Location
- Gloucester Avenue Slough, Berkshire, SL1 3AH England 51°31′31″N 0°36′29″W﻿ / ﻿51.52534°N 0.60810°W

Information
- Type: Academy
- Motto: Inspiring leaders of tomorrow.
- Established: 1971
- Local authority: Slough
- Department for Education URN: 137259 Tables
- Ofsted: Reports
- Headteacher: Christine MacInnes
- Gender: Girls
- Age: 11 to 18
- Enrolment: 891
- Colours: Baylis blue, gold, white
- Website: www.bayliscourt.slough.sch.uk

= Baylis Court School =

Baylis Court School is a girls' secondary school with academy status in Slough, Berkshire, England, for students aged 11–18. It is the only single-sex non-selective school in Slough, and has a sixth form which was part of the Herschel Consortium.

==History and operations==
The school was built in 1971 and converted into an academy in 2011.

After its 2004 inspection of Baylis Court School, the Office for Standards in Education, Children's Services and Skills reported:
[the school is] a good and effective school; it provides a good quality of education for its pupils.

After a Section 5 inspection on 15 October 2007, the school was rated as 'Outstanding' and, indeed, received this rating in all but two of the 26 criteria that are measured against this standard (i.e. the 1-4 Ofsted criteria).
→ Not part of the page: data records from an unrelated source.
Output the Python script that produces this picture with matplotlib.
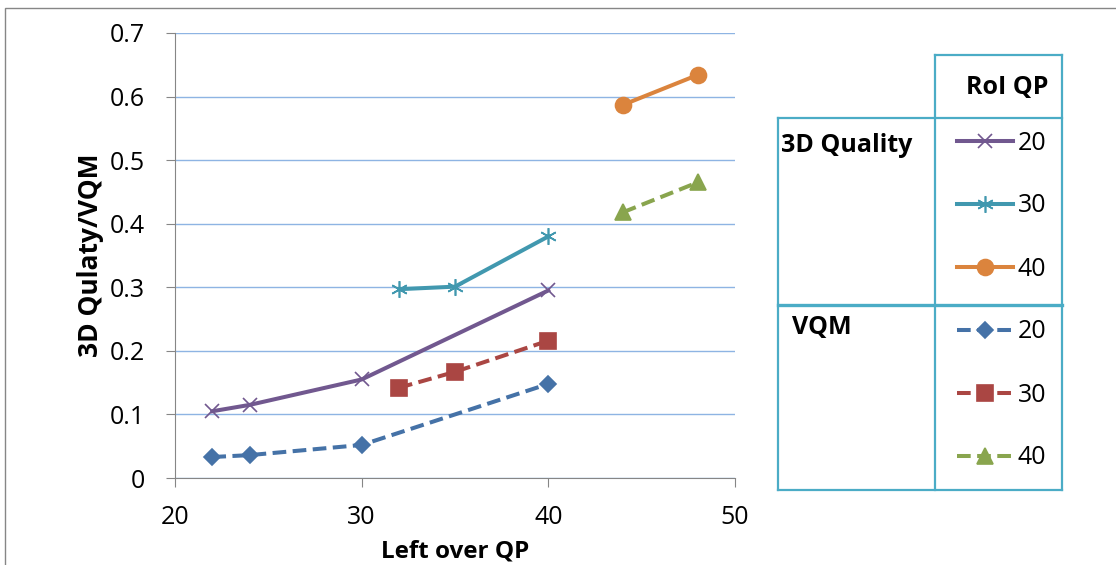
import matplotlib.pyplot as plt
from matplotlib.lines import Line2D
from matplotlib.patches import Rectangle

plt.rcParams['font.family'] = ['Open Sans', 'DejaVu Sans']

# data
x_20 = [22, 24, 30, 40]
x_30 = [32, 35, 40]
x_40 = [44, 48]
q3d_20 = [0.105, 0.115, 0.155, 0.295]
q3d_30 = [0.297, 0.301, 0.380]
q3d_40 = [0.587, 0.634]
vqm_20 = [0.033, 0.036, 0.052, 0.148]
vqm_30 = [0.142, 0.167, 0.216]
vqm_40 = [0.418, 0.465]
x_ticks = [20, 30, 40, 50]
y_ticks = [0, 0.1, 0.2, 0.3, 0.4, 0.5, 0.6, 0.7]
y_ticklabels = ["0", "0.1", "0.2", "0.3", "0.4", "0.5", "0.6", "0.7"]

fig = plt.figure(figsize=(11.16, 5.65), dpi=100)
W, H = 1116, 565
ax = fig.add_axes([175 / W, 1 - 478 / H, 560 / W, 445 / H])

dash = (0, (3.4, 1.6))
series = [
    (x_20, q3d_20, '#71588F', 'x', '-', 10, "20"),
    (x_30, q3d_30, '#4198AF', (6, 2, 0), '-', 12, "30"),
    (x_40, q3d_40, '#DB843D', 'o', '-', 11.5, "40"),
    (x_20, vqm_20, '#4572A7', 'D', dash, 8.5, "20"),
    (x_30, vqm_30, '#AA4643', 's', dash, 11, "30"),
    (x_40, vqm_40, '#89A54E', '^', dash, 11.5, "40"),
]
handles = []
for xs, ys, col, mk, ls, ms, lab in series:
    h, = ax.plot(xs, ys, color=col, linestyle=ls, linewidth=2.9, marker=mk,
                 markersize=ms, markerfacecolor=col, markeredgecolor=col,
                 markeredgewidth=1.2, label=lab)
    handles.append(h)

ax.set_xlim(20, 50)
ax.set_ylim(0, 0.7)
ax.set_xticks(x_ticks)
ax.set_yticks(y_ticks)
ax.set_yticklabels(y_ticklabels)
ax.grid(True, axis='y', color='#8EB4E3', linewidth=1)
ax.set_axisbelow(True)
for s in ['top', 'right']:
    ax.spines[s].set_visible(False)
for s in ['left', 'bottom']:
    ax.spines[s].set_color('#868686')
ax.tick_params(axis='both', colors='#868686', labelcolor='black',
               labelsize=18, length=6.5, direction='out')
ax.tick_params(axis='y', pad=15)
ax.tick_params(axis='x', pad=13)
ax.set_xlabel("Left over QP", fontsize=17.5, fontweight='bold', labelpad=7)
ax.set_ylabel("3D Qulaty/VQM", fontsize=19, fontweight='bold', labelpad=4)

# legend table
tc = '#4BACC6'
def fl(x0, y0, x1, y1, lw=1.6):
    fig.add_artist(Line2D([x0 / W, x1 / W], [1 - y0 / H, 1 - y1 / H],
                          color=tc, linewidth=lw, transform=fig.transFigure))

fl(935, 55, 1062, 55)
fl(935, 55, 935, 490)
fl(1062, 55, 1062, 490)
fl(778, 118, 1062, 118)
fl(778, 118, 778, 490)
fl(778, 305, 1062, 305, lw=2.4)
fl(778, 490, 1062, 490)

fig.text(1007 / W, 1 - 87 / H, "RoI QP", fontsize=18, fontweight='bold',
         ha='center', va='center')
fig.text(781 / W, 1 - 146 / H, "3D Quality", fontsize=18, fontweight='bold',
         ha='left', va='center')
fig.text(792 / W, 1 - 328 / H, "VQM", fontsize=18, fontweight='bold',
         ha='left', va='center')

fig.legend(handles=handles, loc='upper left',
           bbox_to_anchor=(957 / W, 1 - 130.5 / H), frameon=False,
           fontsize=18, handlelength=2.24, labelspacing=1.52, handletextpad=0.2,
           borderaxespad=0, borderpad=0)

# outer chart border
fig.add_artist(Rectangle((5 / W, -0.1), 1.2, 1.1 - 8 / H, fill=False,
                         edgecolor='#868686', linewidth=1,
                         transform=fig.transFigure))

fig.savefig("out.png", dpi=100)
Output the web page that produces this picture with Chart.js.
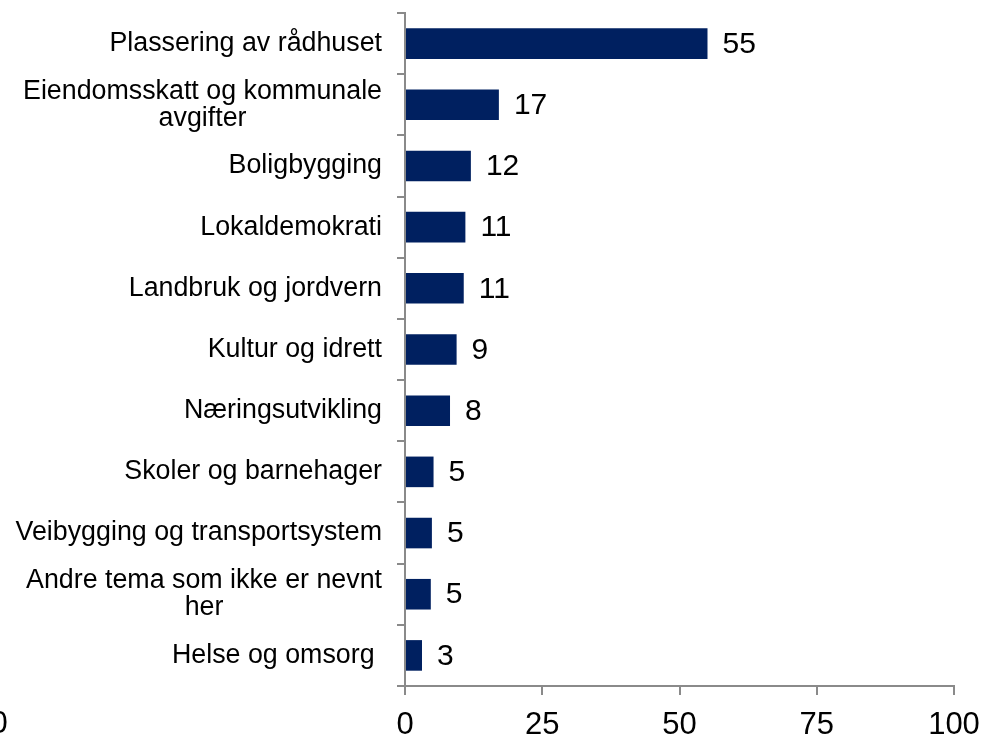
<!DOCTYPE html>
<html>
<head>
<meta charset="utf-8">
<script src="https://cdn.jsdelivr.net/npm/chart.js@4"></script>
<style>
  html, body { margin: 0; padding: 0; background: #fff; }
  #wrap { width: 985px; height: 739px; }
</style>
</head>
<body>
<div id="wrap"><canvas id="barChart" width="985" height="739"></canvas></div>
<script>
// Kategorier (to-linjers etiketter som array)
const categories = [
    "Plassering av rådhuset",
    ["Eiendomsskatt og kommunale", "avgifter"],
    "Boligbygging",
    "Lokaldemokrati",
    "Landbruk og jordvern",
    "Kultur og idrett",
    "Næringsutvikling",
    "Skoler og barnehager",
    "Veibygging og transportsystem",
    ["Andre tema som ikke er nevnt", "her"],
    "Helse og omsorg "
];
const values = [55.1, 17.1, 12.0, 11.0, 10.7, 9.4, 8.2, 5.2, 4.9, 4.7, 3.1];
const xTicks = [0, 25, 50, 75, 100];
const strayLabel = "0";

const FONT = '"Liberation Sans", Arial, sans-serif';
const AXIS_COLOR = "#8a8a8a";
const BAR_COLOR = "#002060";

// Kategorietiketter: linjene sentrert mot hverandre, blokken høyrejustert
const categoryLabels = {
    id: "categoryLabels",
    afterDraw(chart) {
        const ctx = chart.ctx;
        const yScale = chart.scales.y;
        const lineH = 27;
        ctx.save();
        ctx.font = "26.8px " + FONT;
        ctx.fillStyle = "#000";
        ctx.textAlign = "center";
        ctx.textBaseline = "middle";
        categories.forEach((label, i) => {
            const lines = Array.isArray(label) ? label : [label];
            const widest = Math.max(...lines.map(l => ctx.measureText(l).width));
            const cx = 382 - widest / 2;
            const top = yScale.getPixelForValue(i) - (lines.length - 1) * lineH / 2;
            lines.forEach((line, j) => ctx.fillText(line, cx, top + j * lineH));
        });

        // avkuttet etikett helt til venstre
        ctx.font = "31px " + FONT;
        ctx.textBaseline = "top";
        ctx.fillText(strayLabel, -1, chart.chartArea.bottom + 23);
        ctx.restore();
    }
};

// Verdietiketter til høyre for stolpene
const valueLabels = {
    id: "valueLabels",
    afterDatasetsDraw(chart) {
        const ctx = chart.ctx;
        const meta = chart.getDatasetMeta(0);
        ctx.save();
        ctx.font = "30px " + FONT;
        ctx.fillStyle = "#000";
        ctx.textAlign = "left";
        ctx.textBaseline = "middle";
        meta.data.forEach((bar, i) => {
            ctx.fillText(String(Math.round(values[i])), bar.x + 15, bar.y + 1);
        });
        ctx.restore();
    }
};

const ctx = document.getElementById("barChart").getContext("2d");
new Chart(ctx, {
    type: "bar",
    data: {
        labels: categories,
        datasets: [{
            data: values,
            backgroundColor: BAR_COLOR,
            borderWidth: 0,
            barPercentage: 0.5,
            categoryPercentage: 1.0
        }]
    },
    options: {
        indexAxis: "y",
        responsive: false,
        animation: false,
        devicePixelRatio: 1,
        layout: { padding: { top: 13, right: 31, left: 0, bottom: 0 } },
        plugins: {
            legend: { display: false },
            tooltip: { enabled: false }
        },
        scales: {
            x: {
                min: 0,
                max: 100,
                afterBuildTicks(scale) {
                    scale.ticks = xTicks.map(v => ({ value: v }));
                },
                grid: {
                    drawOnChartArea: false,
                    drawTicks: true,
                    tickLength: 9,
                    color: AXIS_COLOR,
                    lineWidth: 2
                },
                border: { display: true, color: AXIS_COLOR, width: 2 },
                ticks: {
                    font: { size: 31, family: FONT },
                    color: "#000",
                    padding: 12,
                    maxRotation: 0
                },
                afterFit(scale) {
                    scale.height = 53;
                    scale.paddingLeft = 0;
                    scale.paddingRight = 0;
                }
            },
            y: {
                grid: {
                    drawOnChartArea: false,
                    drawTicks: true,
                    tickLength: 8,
                    color: AXIS_COLOR,
                    lineWidth: 2,
                    offset: true
                },
                border: { display: true, color: AXIS_COLOR, width: 2 },
                ticks: { display: false },
                afterFit(scale) { scale.width = 405; }
            }
        }
    },
    plugins: [categoryLabels, valueLabels]
});
</script>
</body>
</html>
Ofsted's 2004 report also states: The school population is made up of a very rich cultural mix and comprises:
- Asian or Asian British – Pakistani (57.7%)
- White – British (13.7%)
- Asian or Asian British – Indian (12%)
- Black or Black British – Caribbean (3.7%)
- Mixed – White and Asian (2.3%)
- Asian or Asian British – other (2%)
- Black or Black British – African (1.6%)
- Mixed – any other (1.5%)
- Mixed – White and Black Caribbean (1.5%)

The school was awarded specialist Arts College status in February 2007.

Baylis Court School is a school for girls aged 11–19.